# [DATA SHOWN]
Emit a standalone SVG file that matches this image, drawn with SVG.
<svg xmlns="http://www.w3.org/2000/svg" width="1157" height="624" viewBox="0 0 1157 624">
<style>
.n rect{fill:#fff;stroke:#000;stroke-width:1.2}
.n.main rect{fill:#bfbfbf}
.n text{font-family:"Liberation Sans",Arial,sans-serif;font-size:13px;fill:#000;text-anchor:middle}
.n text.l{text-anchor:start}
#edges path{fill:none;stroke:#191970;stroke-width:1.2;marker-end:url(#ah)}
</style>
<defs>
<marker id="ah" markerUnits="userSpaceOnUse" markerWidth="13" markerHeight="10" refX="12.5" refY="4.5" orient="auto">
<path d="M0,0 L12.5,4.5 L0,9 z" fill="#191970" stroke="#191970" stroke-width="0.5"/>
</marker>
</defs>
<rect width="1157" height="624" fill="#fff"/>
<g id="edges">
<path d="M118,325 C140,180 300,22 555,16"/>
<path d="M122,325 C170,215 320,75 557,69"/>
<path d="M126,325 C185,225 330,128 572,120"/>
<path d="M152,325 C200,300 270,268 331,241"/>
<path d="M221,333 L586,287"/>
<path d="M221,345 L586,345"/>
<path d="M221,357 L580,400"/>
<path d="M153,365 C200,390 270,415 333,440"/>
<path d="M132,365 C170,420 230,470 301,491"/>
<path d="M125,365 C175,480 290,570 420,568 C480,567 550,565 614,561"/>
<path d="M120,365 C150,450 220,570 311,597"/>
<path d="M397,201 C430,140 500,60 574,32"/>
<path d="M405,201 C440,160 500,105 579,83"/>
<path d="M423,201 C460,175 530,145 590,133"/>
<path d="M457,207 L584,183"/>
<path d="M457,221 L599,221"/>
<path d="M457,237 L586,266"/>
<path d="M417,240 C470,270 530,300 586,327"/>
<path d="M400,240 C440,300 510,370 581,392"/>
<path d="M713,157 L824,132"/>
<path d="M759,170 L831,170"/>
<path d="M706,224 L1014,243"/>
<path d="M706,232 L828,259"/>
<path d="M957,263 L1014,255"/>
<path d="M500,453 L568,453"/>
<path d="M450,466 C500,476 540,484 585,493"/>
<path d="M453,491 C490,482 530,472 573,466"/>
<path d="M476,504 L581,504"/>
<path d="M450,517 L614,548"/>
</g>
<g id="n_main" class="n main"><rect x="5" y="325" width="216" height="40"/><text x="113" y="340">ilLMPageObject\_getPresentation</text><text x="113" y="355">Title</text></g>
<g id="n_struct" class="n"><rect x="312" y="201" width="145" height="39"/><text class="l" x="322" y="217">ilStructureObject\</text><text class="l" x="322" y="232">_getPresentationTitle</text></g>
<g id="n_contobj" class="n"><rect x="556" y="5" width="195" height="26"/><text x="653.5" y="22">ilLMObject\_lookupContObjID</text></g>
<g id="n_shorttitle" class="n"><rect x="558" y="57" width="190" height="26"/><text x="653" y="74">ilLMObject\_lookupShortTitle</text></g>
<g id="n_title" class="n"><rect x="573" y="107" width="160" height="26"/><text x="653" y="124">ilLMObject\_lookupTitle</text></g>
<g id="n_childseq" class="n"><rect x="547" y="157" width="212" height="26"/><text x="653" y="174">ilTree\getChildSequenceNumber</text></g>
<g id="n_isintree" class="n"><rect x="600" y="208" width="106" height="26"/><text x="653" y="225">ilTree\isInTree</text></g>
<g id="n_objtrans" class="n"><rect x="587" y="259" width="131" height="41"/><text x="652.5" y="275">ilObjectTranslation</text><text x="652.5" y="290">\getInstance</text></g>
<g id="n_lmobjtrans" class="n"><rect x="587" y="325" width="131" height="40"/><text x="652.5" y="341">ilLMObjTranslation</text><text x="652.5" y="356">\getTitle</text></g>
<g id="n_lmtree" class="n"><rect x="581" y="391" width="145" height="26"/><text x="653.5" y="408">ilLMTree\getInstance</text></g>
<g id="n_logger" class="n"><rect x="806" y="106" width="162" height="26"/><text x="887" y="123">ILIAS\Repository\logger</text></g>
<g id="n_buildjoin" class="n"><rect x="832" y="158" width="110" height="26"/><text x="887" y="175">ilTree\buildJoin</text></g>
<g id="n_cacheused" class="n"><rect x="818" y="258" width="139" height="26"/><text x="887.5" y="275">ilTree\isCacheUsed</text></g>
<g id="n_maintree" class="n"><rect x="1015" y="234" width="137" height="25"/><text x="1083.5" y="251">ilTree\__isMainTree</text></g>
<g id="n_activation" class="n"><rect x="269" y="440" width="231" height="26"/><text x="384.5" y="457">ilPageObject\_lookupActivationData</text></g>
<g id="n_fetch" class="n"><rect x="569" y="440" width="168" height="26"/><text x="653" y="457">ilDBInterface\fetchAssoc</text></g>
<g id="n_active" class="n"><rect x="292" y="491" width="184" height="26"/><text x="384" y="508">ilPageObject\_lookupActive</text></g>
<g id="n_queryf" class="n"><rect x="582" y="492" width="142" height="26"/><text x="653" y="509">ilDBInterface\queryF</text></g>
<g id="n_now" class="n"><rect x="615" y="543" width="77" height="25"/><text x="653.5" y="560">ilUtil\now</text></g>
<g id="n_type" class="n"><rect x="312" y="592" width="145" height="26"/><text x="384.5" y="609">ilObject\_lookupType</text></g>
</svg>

---

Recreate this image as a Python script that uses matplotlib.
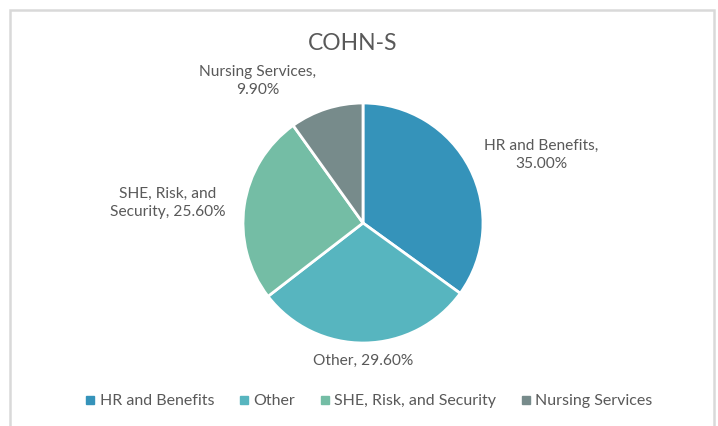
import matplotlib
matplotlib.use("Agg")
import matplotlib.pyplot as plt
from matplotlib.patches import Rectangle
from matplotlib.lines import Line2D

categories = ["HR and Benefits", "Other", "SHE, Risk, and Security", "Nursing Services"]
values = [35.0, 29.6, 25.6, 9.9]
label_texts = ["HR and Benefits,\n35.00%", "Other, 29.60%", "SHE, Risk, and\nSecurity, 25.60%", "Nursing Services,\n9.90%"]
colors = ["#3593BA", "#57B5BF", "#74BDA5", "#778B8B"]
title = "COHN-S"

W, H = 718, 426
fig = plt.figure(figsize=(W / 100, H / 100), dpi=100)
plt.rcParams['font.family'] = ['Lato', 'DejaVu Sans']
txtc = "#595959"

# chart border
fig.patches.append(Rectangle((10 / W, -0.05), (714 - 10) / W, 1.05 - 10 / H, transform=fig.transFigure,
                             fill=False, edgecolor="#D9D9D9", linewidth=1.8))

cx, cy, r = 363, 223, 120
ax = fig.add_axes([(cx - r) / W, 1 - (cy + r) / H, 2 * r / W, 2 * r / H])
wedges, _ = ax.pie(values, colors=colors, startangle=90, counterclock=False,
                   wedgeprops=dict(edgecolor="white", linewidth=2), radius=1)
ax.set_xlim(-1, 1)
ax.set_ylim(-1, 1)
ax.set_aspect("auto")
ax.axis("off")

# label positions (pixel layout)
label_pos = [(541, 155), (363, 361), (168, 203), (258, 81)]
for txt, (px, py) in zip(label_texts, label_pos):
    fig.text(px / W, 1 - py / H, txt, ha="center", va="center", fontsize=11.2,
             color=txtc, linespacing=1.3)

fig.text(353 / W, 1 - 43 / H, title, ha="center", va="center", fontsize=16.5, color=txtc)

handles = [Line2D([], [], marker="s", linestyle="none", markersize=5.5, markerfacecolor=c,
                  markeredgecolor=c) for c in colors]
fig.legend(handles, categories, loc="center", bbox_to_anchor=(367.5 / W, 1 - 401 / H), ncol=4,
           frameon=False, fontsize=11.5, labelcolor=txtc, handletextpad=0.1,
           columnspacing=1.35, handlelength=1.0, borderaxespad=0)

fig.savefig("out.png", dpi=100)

--

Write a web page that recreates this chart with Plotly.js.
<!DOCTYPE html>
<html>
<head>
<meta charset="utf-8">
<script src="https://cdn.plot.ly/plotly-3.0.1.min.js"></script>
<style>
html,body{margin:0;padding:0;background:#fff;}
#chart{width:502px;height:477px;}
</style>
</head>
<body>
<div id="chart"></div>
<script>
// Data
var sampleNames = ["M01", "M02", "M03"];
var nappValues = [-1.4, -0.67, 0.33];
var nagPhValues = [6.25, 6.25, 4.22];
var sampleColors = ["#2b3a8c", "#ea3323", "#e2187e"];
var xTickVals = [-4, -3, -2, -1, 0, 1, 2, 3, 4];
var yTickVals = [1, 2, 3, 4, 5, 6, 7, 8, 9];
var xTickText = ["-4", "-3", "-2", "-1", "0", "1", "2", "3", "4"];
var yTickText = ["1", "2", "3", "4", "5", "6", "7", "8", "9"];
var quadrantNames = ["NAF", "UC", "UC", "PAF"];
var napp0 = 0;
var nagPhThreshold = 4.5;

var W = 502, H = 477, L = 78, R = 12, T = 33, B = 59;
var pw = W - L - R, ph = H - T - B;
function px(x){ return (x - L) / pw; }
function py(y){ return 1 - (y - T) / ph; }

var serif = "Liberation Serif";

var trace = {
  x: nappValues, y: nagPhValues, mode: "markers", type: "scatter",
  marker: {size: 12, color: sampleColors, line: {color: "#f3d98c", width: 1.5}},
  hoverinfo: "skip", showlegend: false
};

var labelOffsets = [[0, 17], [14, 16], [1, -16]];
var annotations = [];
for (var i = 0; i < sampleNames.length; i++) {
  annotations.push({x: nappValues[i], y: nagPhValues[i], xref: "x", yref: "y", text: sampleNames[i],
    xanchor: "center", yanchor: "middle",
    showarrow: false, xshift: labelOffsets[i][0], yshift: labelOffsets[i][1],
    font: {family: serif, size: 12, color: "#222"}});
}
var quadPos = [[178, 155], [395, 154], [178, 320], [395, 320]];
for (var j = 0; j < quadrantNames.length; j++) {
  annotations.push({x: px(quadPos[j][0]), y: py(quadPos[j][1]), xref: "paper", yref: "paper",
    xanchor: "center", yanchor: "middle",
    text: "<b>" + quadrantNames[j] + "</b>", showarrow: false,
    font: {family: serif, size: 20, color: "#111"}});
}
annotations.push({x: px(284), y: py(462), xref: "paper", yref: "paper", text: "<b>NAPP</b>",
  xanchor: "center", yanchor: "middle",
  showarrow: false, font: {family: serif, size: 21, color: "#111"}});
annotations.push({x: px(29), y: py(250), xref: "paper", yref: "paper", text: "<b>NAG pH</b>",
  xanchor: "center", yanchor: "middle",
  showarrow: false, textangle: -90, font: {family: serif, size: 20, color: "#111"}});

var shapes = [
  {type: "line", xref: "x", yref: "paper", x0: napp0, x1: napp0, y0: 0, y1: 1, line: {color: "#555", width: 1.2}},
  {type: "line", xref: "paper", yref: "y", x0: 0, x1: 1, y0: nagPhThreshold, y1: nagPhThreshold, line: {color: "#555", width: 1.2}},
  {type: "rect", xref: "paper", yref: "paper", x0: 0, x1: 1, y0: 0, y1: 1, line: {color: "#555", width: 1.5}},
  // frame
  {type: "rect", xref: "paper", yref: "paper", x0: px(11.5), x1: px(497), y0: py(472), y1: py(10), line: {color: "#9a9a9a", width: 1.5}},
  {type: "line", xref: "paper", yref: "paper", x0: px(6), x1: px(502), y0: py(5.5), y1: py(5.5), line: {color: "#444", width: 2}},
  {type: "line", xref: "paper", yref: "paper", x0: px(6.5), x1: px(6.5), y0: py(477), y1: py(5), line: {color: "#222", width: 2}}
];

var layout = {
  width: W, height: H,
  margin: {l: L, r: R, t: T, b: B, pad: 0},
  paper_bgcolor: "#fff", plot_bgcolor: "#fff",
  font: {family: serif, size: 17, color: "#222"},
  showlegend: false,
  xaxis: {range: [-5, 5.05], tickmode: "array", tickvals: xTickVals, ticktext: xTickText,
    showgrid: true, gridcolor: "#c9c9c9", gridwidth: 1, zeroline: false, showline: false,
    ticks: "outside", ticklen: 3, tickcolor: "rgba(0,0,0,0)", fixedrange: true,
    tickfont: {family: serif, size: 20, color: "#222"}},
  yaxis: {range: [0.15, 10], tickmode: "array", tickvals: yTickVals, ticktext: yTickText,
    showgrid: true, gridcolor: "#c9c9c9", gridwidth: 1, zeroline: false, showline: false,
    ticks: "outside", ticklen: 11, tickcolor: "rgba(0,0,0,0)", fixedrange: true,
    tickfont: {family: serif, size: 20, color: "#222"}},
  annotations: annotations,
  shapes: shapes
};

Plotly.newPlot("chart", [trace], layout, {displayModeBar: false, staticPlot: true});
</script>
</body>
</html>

# [STATED PROBLEM]
Everything above from the line with "Recreate this image" through the line with "from matplotlib.lines import Line2D" should be retyped exactly, and nothing else; omit pictures.

# [WRITTEN ANSWER]
Recreate this image as a Python script that uses matplotlib.
import matplotlib
matplotlib.use("Agg")
import matplotlib.pyplot as plt
from matplotlib.patches import Rectangle
from matplotlib.lines import Line2D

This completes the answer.